Getting on the clear waters in winter refreshed us. Even after an hour or two of taking a bath, we didn’t feel like getting out of the water. Hunter eventually caught up to us and we got out of the water and changed, getting ready for lunch. We finished our lunch with Joom rice, small chillis mixed with mashed potatoes and eggs. We then got off to see Jinnapara and Thuisapara.

After exploring Jinnapara, we decided to go to Thuisapara. We walked to Thuisapara. Spending some time there, we decided to head back to Jinnapara after dusk. The darkness of the night wasn’t really a problem thanks to the full moon shining on us. When we reached our destination, we discovered that we had a dinner consisting of Hill cock, mashed potatoes, daal and more Joom rice waiting for us, thanks to our landlord. “Dada, get yourselves freshened up, the food might get cold.”

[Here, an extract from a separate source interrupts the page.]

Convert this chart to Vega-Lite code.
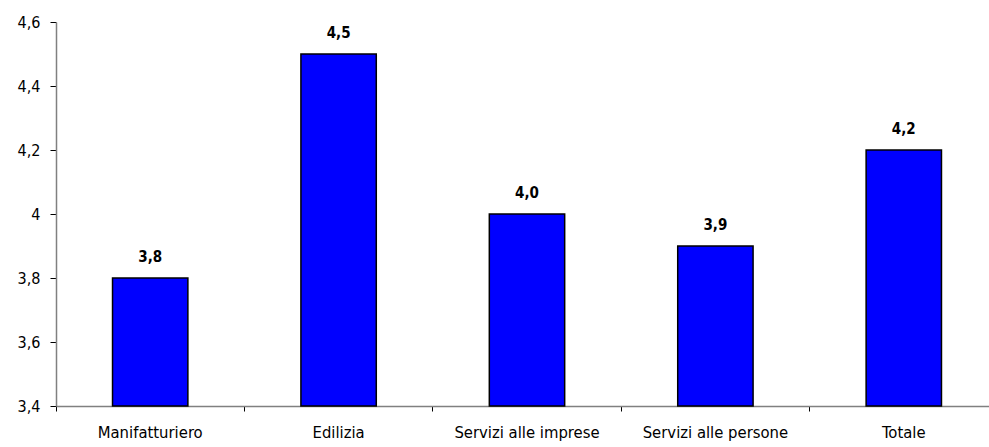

We figured he wanted to go to sleep early, as people in these areas go to sleep around 8 or 9 PM and wake up early in the morning. We freshened up and finished dinner, then we sat on the couches outside the house, watching the full moon. After an hour or two, we went to sleep.

We woke up just before the sun started rising. After freshening up, we packed our bags and got on our way to Bandarban through Romacri. Witnessing the beauty again, we reached Nafakhum and stayed for two hours. Then, after arriving to Romacri, we got on a boat. We planned to reach Bandarban right before dusk, so we didn’t have a lot of time on our hands. After reaching Thanchi, we finished our lunch and got on a jeep. We reached Bandarban right after dusk started settling in. After exploring for an hour or two, we started for Dhaka.

But our hearts remained in the dangerously beautiful hills of Bandarban. My heart kept asking one question time and time, when can I return to these enigmatic hills again?